**SET TASK:**
Pictures stay out of the copy; restate everything else in the material exactly.

**DATASET CONTENT:**
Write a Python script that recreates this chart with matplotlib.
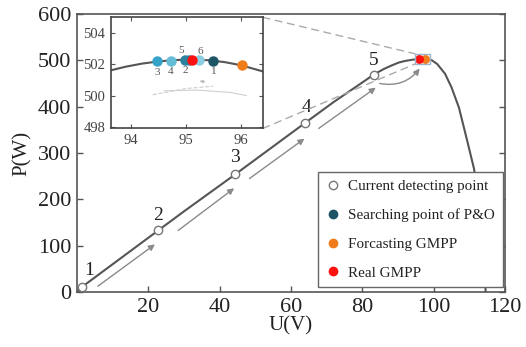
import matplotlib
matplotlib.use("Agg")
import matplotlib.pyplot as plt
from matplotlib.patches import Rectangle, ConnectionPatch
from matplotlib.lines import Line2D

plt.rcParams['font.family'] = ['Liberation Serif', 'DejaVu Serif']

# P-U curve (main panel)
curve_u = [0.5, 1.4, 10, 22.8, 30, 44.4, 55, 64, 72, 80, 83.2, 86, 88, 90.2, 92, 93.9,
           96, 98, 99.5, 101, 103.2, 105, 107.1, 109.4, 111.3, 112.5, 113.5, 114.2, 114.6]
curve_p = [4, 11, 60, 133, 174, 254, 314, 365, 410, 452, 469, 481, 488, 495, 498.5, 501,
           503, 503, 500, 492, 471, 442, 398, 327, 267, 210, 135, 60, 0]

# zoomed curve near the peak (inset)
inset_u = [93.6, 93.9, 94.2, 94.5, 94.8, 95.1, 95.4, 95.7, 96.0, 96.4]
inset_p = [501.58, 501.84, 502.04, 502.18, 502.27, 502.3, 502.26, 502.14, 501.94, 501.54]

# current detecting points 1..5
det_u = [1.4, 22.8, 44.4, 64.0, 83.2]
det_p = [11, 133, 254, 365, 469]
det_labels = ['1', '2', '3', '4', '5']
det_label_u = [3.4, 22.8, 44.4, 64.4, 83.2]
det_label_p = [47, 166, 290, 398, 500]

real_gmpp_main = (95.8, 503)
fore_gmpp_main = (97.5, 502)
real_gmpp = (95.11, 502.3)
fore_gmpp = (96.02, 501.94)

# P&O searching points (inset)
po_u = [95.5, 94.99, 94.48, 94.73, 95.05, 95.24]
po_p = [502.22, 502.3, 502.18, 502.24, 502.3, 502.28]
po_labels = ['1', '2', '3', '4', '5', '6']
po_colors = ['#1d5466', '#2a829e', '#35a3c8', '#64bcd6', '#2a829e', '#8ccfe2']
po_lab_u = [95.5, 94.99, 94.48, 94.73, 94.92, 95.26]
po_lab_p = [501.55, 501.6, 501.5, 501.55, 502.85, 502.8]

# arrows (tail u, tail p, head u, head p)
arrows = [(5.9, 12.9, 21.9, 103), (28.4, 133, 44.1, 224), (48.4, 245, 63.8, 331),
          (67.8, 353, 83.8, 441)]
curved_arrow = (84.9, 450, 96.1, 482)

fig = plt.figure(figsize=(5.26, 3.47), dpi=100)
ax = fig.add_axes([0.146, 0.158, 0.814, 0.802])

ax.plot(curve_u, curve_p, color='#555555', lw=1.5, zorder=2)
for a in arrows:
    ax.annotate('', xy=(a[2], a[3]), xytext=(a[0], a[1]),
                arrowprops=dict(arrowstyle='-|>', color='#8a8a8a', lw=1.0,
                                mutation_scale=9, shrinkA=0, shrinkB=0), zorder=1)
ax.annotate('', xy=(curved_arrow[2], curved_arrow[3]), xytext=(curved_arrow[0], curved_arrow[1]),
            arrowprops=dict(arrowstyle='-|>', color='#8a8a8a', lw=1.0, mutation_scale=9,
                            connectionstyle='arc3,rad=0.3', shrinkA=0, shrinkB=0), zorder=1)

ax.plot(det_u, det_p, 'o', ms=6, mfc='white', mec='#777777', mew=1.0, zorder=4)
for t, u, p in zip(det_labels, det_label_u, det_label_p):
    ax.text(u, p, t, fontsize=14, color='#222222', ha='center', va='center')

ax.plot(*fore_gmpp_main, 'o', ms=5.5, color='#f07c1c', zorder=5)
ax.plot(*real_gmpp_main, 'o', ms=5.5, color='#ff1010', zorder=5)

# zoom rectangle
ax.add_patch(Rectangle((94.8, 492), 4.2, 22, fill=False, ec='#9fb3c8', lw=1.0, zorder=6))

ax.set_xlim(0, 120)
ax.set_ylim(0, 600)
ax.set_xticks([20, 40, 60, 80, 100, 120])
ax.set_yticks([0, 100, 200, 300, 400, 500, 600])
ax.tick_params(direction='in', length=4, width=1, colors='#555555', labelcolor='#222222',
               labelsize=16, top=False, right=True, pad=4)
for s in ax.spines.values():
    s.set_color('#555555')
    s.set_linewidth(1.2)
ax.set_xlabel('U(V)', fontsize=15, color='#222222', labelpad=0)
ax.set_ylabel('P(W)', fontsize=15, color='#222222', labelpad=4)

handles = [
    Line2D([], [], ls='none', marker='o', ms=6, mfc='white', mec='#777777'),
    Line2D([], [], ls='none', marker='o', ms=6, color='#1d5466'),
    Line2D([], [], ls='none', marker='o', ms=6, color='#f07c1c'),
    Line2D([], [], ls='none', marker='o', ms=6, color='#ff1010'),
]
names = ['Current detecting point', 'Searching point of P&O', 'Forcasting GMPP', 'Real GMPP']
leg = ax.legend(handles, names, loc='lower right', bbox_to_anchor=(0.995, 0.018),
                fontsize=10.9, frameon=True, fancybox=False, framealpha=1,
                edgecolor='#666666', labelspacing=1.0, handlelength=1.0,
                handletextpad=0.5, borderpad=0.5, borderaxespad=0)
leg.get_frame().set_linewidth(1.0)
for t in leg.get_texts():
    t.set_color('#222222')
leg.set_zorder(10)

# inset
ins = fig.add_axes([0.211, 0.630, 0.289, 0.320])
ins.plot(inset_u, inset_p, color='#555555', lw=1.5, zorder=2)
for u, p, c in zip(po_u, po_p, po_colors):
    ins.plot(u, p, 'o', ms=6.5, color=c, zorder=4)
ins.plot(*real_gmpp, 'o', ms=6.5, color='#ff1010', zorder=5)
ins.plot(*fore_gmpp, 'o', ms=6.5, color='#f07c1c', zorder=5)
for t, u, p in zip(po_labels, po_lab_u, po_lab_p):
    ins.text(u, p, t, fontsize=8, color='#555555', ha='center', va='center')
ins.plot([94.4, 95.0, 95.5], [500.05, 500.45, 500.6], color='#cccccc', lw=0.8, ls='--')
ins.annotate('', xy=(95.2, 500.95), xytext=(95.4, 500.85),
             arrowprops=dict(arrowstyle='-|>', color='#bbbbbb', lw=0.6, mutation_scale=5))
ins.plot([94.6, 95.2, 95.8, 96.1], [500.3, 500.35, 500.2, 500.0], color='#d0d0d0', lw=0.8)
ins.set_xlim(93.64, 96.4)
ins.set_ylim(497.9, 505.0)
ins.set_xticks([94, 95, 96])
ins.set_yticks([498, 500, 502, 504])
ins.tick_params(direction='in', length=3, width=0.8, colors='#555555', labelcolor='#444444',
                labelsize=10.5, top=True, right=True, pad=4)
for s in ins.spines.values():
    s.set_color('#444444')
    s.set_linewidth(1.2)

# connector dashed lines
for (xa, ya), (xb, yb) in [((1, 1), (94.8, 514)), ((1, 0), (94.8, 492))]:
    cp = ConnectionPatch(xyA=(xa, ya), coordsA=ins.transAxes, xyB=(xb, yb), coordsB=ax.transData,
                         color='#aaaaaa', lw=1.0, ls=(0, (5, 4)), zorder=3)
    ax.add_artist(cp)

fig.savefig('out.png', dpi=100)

**EXPECTED OUTPUT:**
Write a Python script that recreates this chart with matplotlib.
import matplotlib
matplotlib.use("Agg")
import matplotlib.pyplot as plt
from matplotlib.patches import Rectangle, ConnectionPatch
from matplotlib.lines import Line2D

plt.rcParams['font.family'] = ['Liberation Serif', 'DejaVu Serif']

# P-U curve (main panel)
curve_u = [0.5, 1.4, 10, 22.8, 30, 44.4, 55, 64, 72, 80, 83.2, 86, 88, 90.2, 92, 93.9,
           96, 98, 99.5, 101, 103.2, 105, 107.1, 109.4, 111.3, 112.5, 113.5, 114.2, 114.6]
curve_p = [4, 11, 60, 133, 174, 254, 314, 365, 410, 452, 469, 481, 488, 495, 498.5, 501,
           503, 503, 500, 492, 471, 442, 398, 327, 267, 210, 135, 60, 0]

# zoomed curve near the peak (inset)
inset_u = [93.6, 93.9, 94.2, 94.5, 94.8, 95.1, 95.4, 95.7, 96.0, 96.4]
inset_p = [501.58, 501.84, 502.04, 502.18, 502.27, 502.3, 502.26, 502.14, 501.94, 501.54]

# current detecting points 1..5
det_u = [1.4, 22.8, 44.4, 64.0, 83.2]
det_p = [11, 133, 254, 365, 469]
det_labels = ['1', '2', '3', '4', '5']
det_label_u = [3.4, 22.8, 44.4, 64.4, 83.2]
det_label_p = [47, 166, 290, 398, 500]

real_gmpp_main = (95.8, 503)
fore_gmpp_main = (97.5, 502)
real_gmpp = (95.11, 502.3)
fore_gmpp = (96.02, 501.94)

# P&O searching points (inset)
po_u = [95.5, 94.99, 94.48, 94.73, 95.05, 95.24]
po_p = [502.22, 502.3, 502.18, 502.24, 502.3, 502.28]
po_labels = ['1', '2', '3', '4', '5', '6']
po_colors = ['#1d5466', '#2a829e', '#35a3c8', '#64bcd6', '#2a829e', '#8ccfe2']
po_lab_u = [95.5, 94.99, 94.48, 94.73, 94.92, 95.26]
po_lab_p = [501.55, 501.6, 501.5, 501.55, 502.85, 502.8]

# arrows (tail u, tail p, head u, head p)
arrows = [(5.9, 12.9, 21.9, 103), (28.4, 133, 44.1, 224), (48.4, 245, 63.8, 331),
          (67.8, 353, 83.8, 441)]
curved_arrow = (84.9, 450, 96.1, 482)

fig = plt.figure(figsize=(5.26, 3.47), dpi=100)
ax = fig.add_axes([0.146, 0.158, 0.814, 0.802])

ax.plot(curve_u, curve_p, color='#555555', lw=1.5, zorder=2)
for a in arrows:
    ax.annotate('', xy=(a[2], a[3]), xytext=(a[0], a[1]),
                arrowprops=dict(arrowstyle='-|>', color='#8a8a8a', lw=1.0,
                                mutation_scale=9, shrinkA=0, shrinkB=0), zorder=1)
ax.annotate('', xy=(curved_arrow[2], curved_arrow[3]), xytext=(curved_arrow[0], curved_arrow[1]),
            arrowprops=dict(arrowstyle='-|>', color='#8a8a8a', lw=1.0, mutation_scale=9,
                            connectionstyle='arc3,rad=0.3', shrinkA=0, shrinkB=0), zorder=1)

ax.plot(det_u, det_p, 'o', ms=6, mfc='white', mec='#777777', mew=1.0, zorder=4)
for t, u, p in zip(det_labels, det_label_u, det_label_p):
    ax.text(u, p, t, fontsize=14, color='#222222', ha='center', va='center')

ax.plot(*fore_gmpp_main, 'o', ms=5.5, color='#f07c1c', zorder=5)
ax.plot(*real_gmpp_main, 'o', ms=5.5, color='#ff1010', zorder=5)

# zoom rectangle
ax.add_patch(Rectangle((94.8, 492), 4.2, 22, fill=False, ec='#9fb3c8', lw=1.0, zorder=6))

ax.set_xlim(0, 120)
ax.set_ylim(0, 600)
ax.set_xticks([20, 40, 60, 80, 100, 120])
ax.set_yticks([0, 100, 200, 300, 400, 500, 600])
ax.tick_params(direction='in', length=4, width=1, colors='#555555', labelcolor='#222222',
               labelsize=16, top=False, right=True, pad=4)
for s in ax.spines.values():
    s.set_color('#555555')
    s.set_linewidth(1.2)
ax.set_xlabel('U(V)', fontsize=15, color='#222222', labelpad=0)
ax.set_ylabel('P(W)', fontsize=15, color='#222222', labelpad=4)

handles = [
    Line2D([], [], ls='none', marker='o', ms=6, mfc='white', mec='#777777'),
    Line2D([], [], ls='none', marker='o', ms=6, color='#1d5466'),
    Line2D([], [], ls='none', marker='o', ms=6, color='#f07c1c'),
    Line2D([], [], ls='none', marker='o', ms=6, color='#ff1010'),
]
names = ['Current detecting point', 'Searching point of P&O', 'Forcasting GMPP', 'Real GMPP']
leg = ax.legend(handles, names, loc='lower right', bbox_to_anchor=(0.995, 0.018),
                fontsize=10.9, frameon=True, fancybox=False, framealpha=1,
                edgecolor='#666666', labelspacing=1.0, handlelength=1.0,
                handletextpad=0.5, borderpad=0.5, borderaxespad=0)
leg.get_frame().set_linewidth(1.0)
for t in leg.get_texts():
    t.set_color('#222222')
leg.set_zorder(10)

# inset
ins = fig.add_axes([0.211, 0.630, 0.289, 0.320])
ins.plot(inset_u, inset_p, color='#555555', lw=1.5, zorder=2)
for u, p, c in zip(po_u, po_p, po_colors):
    ins.plot(u, p, 'o', ms=6.5, color=c, zorder=4)
ins.plot(*real_gmpp, 'o', ms=6.5, color='#ff1010', zorder=5)
ins.plot(*fore_gmpp, 'o', ms=6.5, color='#f07c1c', zorder=5)
for t, u, p in zip(po_labels, po_lab_u, po_lab_p):
    ins.text(u, p, t, fontsize=8, color='#555555', ha='center', va='center')
ins.plot([94.4, 95.0, 95.5], [500.05, 500.45, 500.6], color='#cccccc', lw=0.8, ls='--')
ins.annotate('', xy=(95.2, 500.95), xytext=(95.4, 500.85),
             arrowprops=dict(arrowstyle='-|>', color='#bbbbbb', lw=0.6, mutation_scale=5))
ins.plot([94.6, 95.2, 95.8, 96.1], [500.3, 500.35, 500.2, 500.0], color='#d0d0d0', lw=0.8)
ins.set_xlim(93.64, 96.4)
ins.set_ylim(497.9, 505.0)
ins.set_xticks([94, 95, 96])
ins.set_yticks([498, 500, 502, 504])
ins.tick_params(direction='in', length=3, width=0.8, colors='#555555', labelcolor='#444444',
                labelsize=10.5, top=True, right=True, pad=4)
for s in ins.spines.values():
    s.set_color('#444444')
    s.set_linewidth(1.2)

# connector dashed lines
for (xa, ya), (xb, yb) in [((1, 1), (94.8, 514)), ((1, 0), (94.8, 492))]:
    cp = ConnectionPatch(xyA=(xa, ya), coordsA=ins.transAxes, xyB=(xb, yb), coordsB=ax.transData,
                         color='#aaaaaa', lw=1.0, ls=(0, (5, 4)), zorder=3)
    ax.add_artist(cp)

fig.savefig('out.png', dpi=100)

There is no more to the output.